The angle should support the pose. If the body turns slightly, position yourself so the frame captures that shape instead of flattening it from the wrong side.

Watch the background behind the head

One of the easiest ways to improve a photo is to check what appears directly behind your partner’s head. Poles, signs, tree branches, bright objects, or strong lines can make a good pose look messy.

Before shooting, pause for one second and scan the background. If something looks distracting, move yourself first. A tiny shift can place the background object to the side or hide it behind a cleaner area.

This matters more than people think because the viewer’s eye usually goes to the face first. A clean area around the face makes the photo feel calmer and more intentional.

Use leading lines when the location has them

Leading lines are natural lines in the scene that guide the eye through the photo. They can be sidewalks, railings, building edges, stairs, bridges, paths, or rows of lights.

To use them, stand where the lines point toward your partner or create depth behind them. Ask your partner to walk, stand, or lean near the line rather than directly blocking it.

Good places for leading lines:

  • City streets.
  • Hotel hallways.
  • Train platforms.
  • Park paths.
  • Bridges and waterfronts.
  • Staircases.

You do not need to explain the concept while shooting. Just notice the lines and use them to make the photo feel more structured.

Match the angle to the story

Different angles tell different stories. A wide shot says, look at this place we visited. A full-body shot says, here is the outfit and the moment. A close portrait says, here is the expression. A candid side angle says, this was happening naturally.

Before taking the photo, ask yourself what the photo is really about:

  • The person?
  • The outfit?
  • The place?
  • The mood?
  • The two of you together?

Once you know that, the angle becomes easier. If the place matters, step back. If expression matters, move closer. If the outfit matters, keep the full body cleanly framed. If the mood matters, include movement and expression.

Take angle variations in a simple sequence

Instead of guessing one perfect angle, take a small sequence:

  • Wide scene shot.
  • Full-body vertical shot.
  • Half-body shot.
  • Close portrait.
  • Candid movement shot.

This takes less time than overthinking and gives your partner more choices. The best photo is often not the one you expected.

How Pajoox can help with angle decisions

Choosing the right angle in a real place can be hard because the scene changes quickly. People walk by, light shifts, and the background may look different through the phone screen than it does in person.

Pajoox helps users plan better shots with pose ideas, angle guidance, and composition suggestions. Its AI-powered support can help identify practical options, such as where to place the subject, how to frame the scene, and what kind of pose may fit the setting.

The value is not that AI takes the photo for you. The value is that you get unstuck faster, so you can focus on making the real moment feel comfortable and photo-worthy.

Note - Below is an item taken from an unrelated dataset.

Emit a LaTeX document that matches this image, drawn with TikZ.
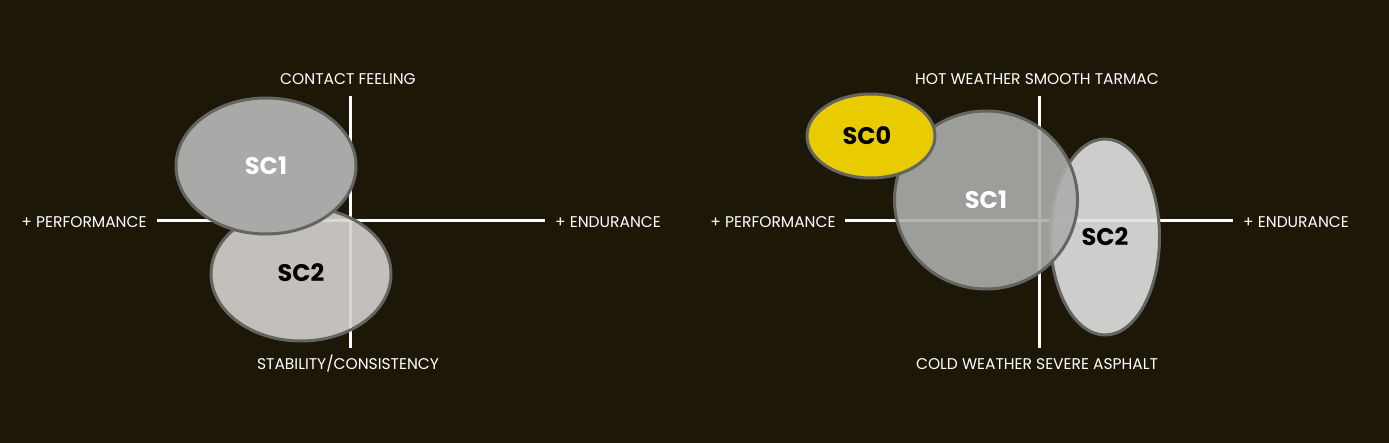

A quick partner photo angle checklist

Before you press the shutter, check:

  • Am I standing too close?
  • Is the phone height right for this shot?
  • Is the camera tilted too much?
  • Is anything distracting behind the head?
  • Does the frame show the person, place, or mood clearly?
  • Did I take at least two angle options?

Better partner photos come from small choices. Move a step. Lower or raise the phone. Clean up the background. Try one safe angle and one creative angle. These simple adjustments can make your photos feel more natural, thoughtful, and easy to keep.